- **Work instructions**:
Repeat each entry exactly and drop the pictures.

- **Exercise input**:
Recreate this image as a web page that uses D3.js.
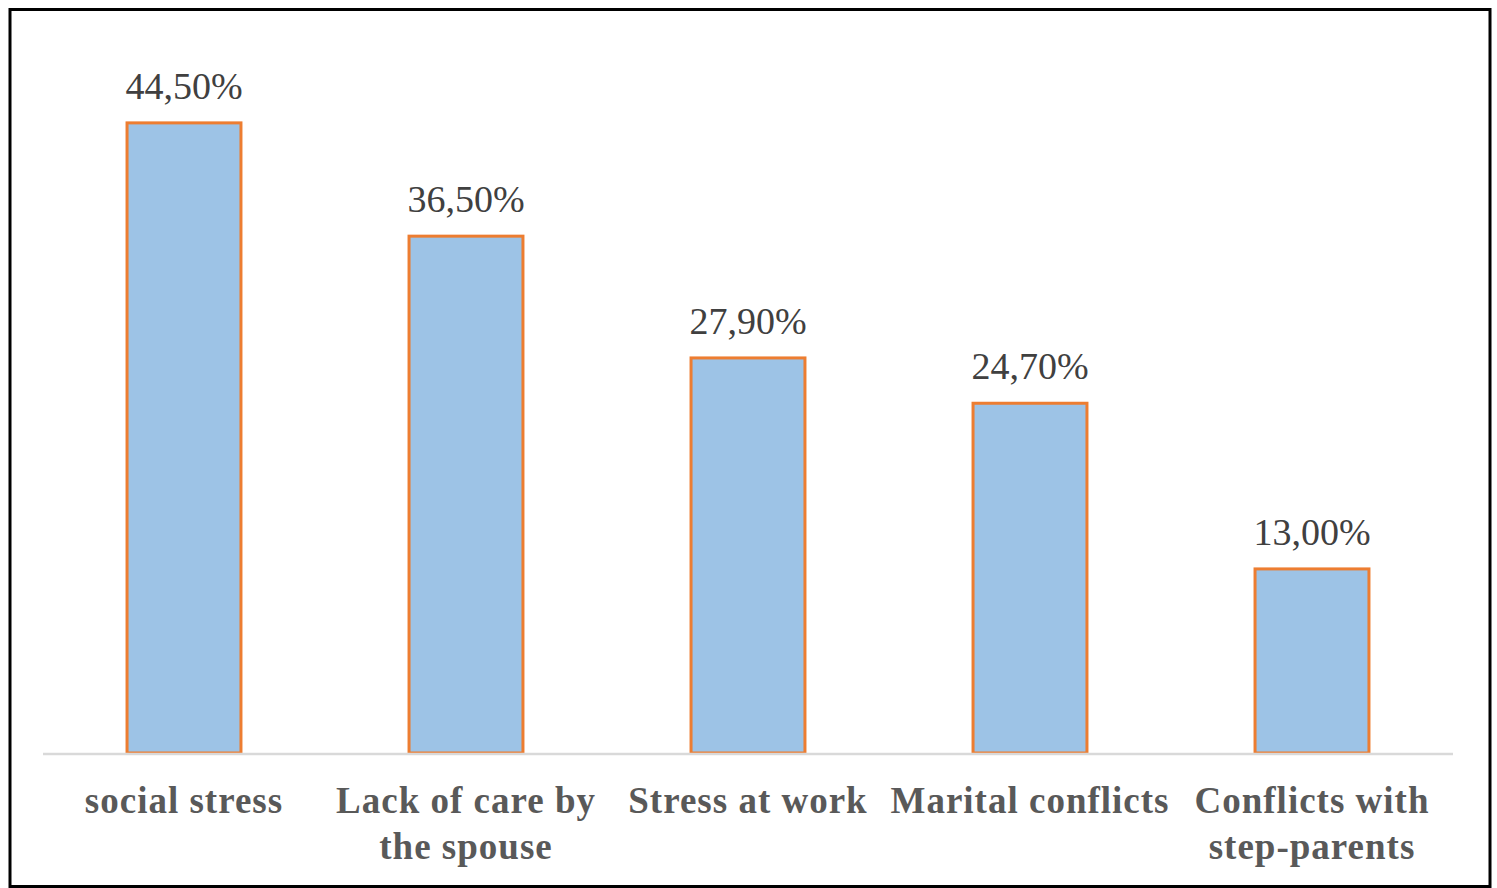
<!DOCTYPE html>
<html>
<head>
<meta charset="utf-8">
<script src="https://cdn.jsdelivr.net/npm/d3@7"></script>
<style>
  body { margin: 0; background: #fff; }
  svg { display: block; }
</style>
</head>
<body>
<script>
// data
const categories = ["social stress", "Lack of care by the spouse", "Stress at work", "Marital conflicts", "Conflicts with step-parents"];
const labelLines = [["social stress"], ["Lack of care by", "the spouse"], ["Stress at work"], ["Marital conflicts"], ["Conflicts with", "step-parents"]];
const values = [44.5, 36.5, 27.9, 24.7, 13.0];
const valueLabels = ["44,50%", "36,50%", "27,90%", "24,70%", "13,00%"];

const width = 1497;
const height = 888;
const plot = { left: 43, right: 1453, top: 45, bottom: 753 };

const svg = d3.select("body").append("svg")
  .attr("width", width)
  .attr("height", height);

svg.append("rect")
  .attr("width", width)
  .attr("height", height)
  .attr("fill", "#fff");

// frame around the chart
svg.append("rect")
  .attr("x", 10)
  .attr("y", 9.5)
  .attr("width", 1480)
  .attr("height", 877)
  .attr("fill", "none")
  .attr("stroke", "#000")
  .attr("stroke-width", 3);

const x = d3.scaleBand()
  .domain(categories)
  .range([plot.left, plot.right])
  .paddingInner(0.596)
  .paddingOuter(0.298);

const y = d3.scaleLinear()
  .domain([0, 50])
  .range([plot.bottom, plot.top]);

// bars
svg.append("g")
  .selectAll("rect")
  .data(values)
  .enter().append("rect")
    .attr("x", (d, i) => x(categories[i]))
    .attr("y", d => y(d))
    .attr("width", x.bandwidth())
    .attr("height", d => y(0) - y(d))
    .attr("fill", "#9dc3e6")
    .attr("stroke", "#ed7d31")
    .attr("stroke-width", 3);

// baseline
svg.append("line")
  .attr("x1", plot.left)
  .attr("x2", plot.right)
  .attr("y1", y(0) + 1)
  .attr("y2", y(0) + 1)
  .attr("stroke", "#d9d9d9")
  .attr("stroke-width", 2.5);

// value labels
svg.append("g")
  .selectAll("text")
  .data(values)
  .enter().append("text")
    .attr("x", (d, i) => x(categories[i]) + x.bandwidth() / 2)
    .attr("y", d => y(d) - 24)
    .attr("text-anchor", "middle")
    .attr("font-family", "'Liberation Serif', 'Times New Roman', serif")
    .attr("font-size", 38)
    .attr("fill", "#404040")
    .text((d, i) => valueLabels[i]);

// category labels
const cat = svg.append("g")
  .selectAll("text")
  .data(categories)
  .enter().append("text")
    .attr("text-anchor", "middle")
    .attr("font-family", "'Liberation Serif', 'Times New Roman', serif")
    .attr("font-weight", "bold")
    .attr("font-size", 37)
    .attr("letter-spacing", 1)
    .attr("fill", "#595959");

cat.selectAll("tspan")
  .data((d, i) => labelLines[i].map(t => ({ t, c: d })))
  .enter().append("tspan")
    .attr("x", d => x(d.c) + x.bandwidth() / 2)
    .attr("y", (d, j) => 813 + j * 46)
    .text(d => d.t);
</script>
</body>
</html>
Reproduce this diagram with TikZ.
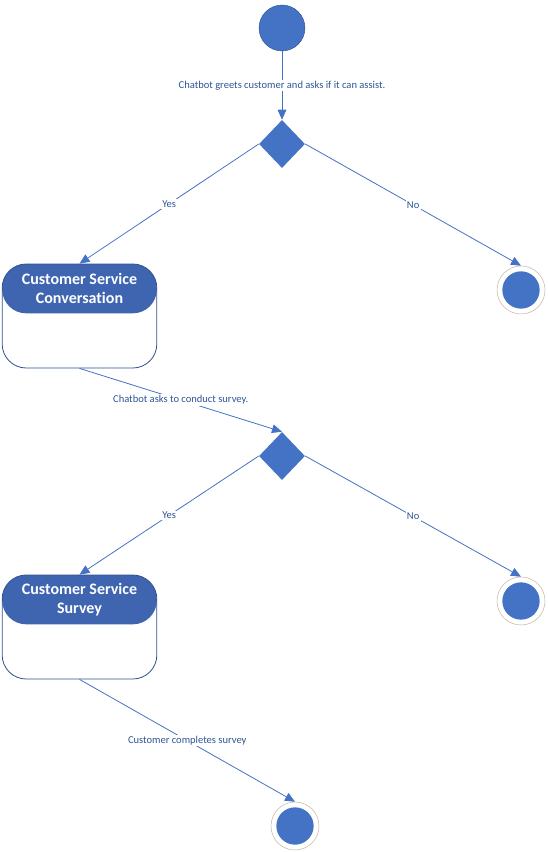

- **Task output**:
Recreate this image as a web page that uses D3.js.
<!DOCTYPE html>
<html>
<head>
<meta charset="utf-8">
<script src="https://cdn.jsdelivr.net/npm/d3@7"></script>
<style>
  body { margin: 0; background: #fff; }
  svg { display: block; }
</style>
</head>
<body>
<script>
// data
const categories = ["social stress", "Lack of care by the spouse", "Stress at work", "Marital conflicts", "Conflicts with step-parents"];
const labelLines = [["social stress"], ["Lack of care by", "the spouse"], ["Stress at work"], ["Marital conflicts"], ["Conflicts with", "step-parents"]];
const values = [44.5, 36.5, 27.9, 24.7, 13.0];
const valueLabels = ["44,50%", "36,50%", "27,90%", "24,70%", "13,00%"];

const width = 1497;
const height = 888;
const plot = { left: 43, right: 1453, top: 45, bottom: 753 };

const svg = d3.select("body").append("svg")
  .attr("width", width)
  .attr("height", height);

svg.append("rect")
  .attr("width", width)
  .attr("height", height)
  .attr("fill", "#fff");

// frame around the chart
svg.append("rect")
  .attr("x", 10)
  .attr("y", 9.5)
  .attr("width", 1480)
  .attr("height", 877)
  .attr("fill", "none")
  .attr("stroke", "#000")
  .attr("stroke-width", 3);

const x = d3.scaleBand()
  .domain(categories)
  .range([plot.left, plot.right])
  .paddingInner(0.596)
  .paddingOuter(0.298);

const y = d3.scaleLinear()
  .domain([0, 50])
  .range([plot.bottom, plot.top]);

// bars
svg.append("g")
  .selectAll("rect")
  .data(values)
  .enter().append("rect")
    .attr("x", (d, i) => x(categories[i]))
    .attr("y", d => y(d))
    .attr("width", x.bandwidth())
    .attr("height", d => y(0) - y(d))
    .attr("fill", "#9dc3e6")
    .attr("stroke", "#ed7d31")
    .attr("stroke-width", 3);

// baseline
svg.append("line")
  .attr("x1", plot.left)
  .attr("x2", plot.right)
  .attr("y1", y(0) + 1)
  .attr("y2", y(0) + 1)
  .attr("stroke", "#d9d9d9")
  .attr("stroke-width", 2.5);

// value labels
svg.append("g")
  .selectAll("text")
  .data(values)
  .enter().append("text")
    .attr("x", (d, i) => x(categories[i]) + x.bandwidth() / 2)
    .attr("y", d => y(d) - 24)
    .attr("text-anchor", "middle")
    .attr("font-family", "'Liberation Serif', 'Times New Roman', serif")
    .attr("font-size", 38)
    .attr("fill", "#404040")
    .text((d, i) => valueLabels[i]);

// category labels
const cat = svg.append("g")
  .selectAll("text")
  .data(categories)
  .enter().append("text")
    .attr("text-anchor", "middle")
    .attr("font-family", "'Liberation Serif', 'Times New Roman', serif")
    .attr("font-weight", "bold")
    .attr("font-size", 37)
    .attr("letter-spacing", 1)
    .attr("fill", "#595959");

cat.selectAll("tspan")
  .data((d, i) => labelLines[i].map(t => ({ t, c: d })))
  .enter().append("tspan")
    .attr("x", d => x(d.c) + x.bandwidth() / 2)
    .attr("y", (d, j) => 813 + j * 46)
    .text(d => d.t);
</script>
</body>
</html>
Reproduce this diagram with TikZ.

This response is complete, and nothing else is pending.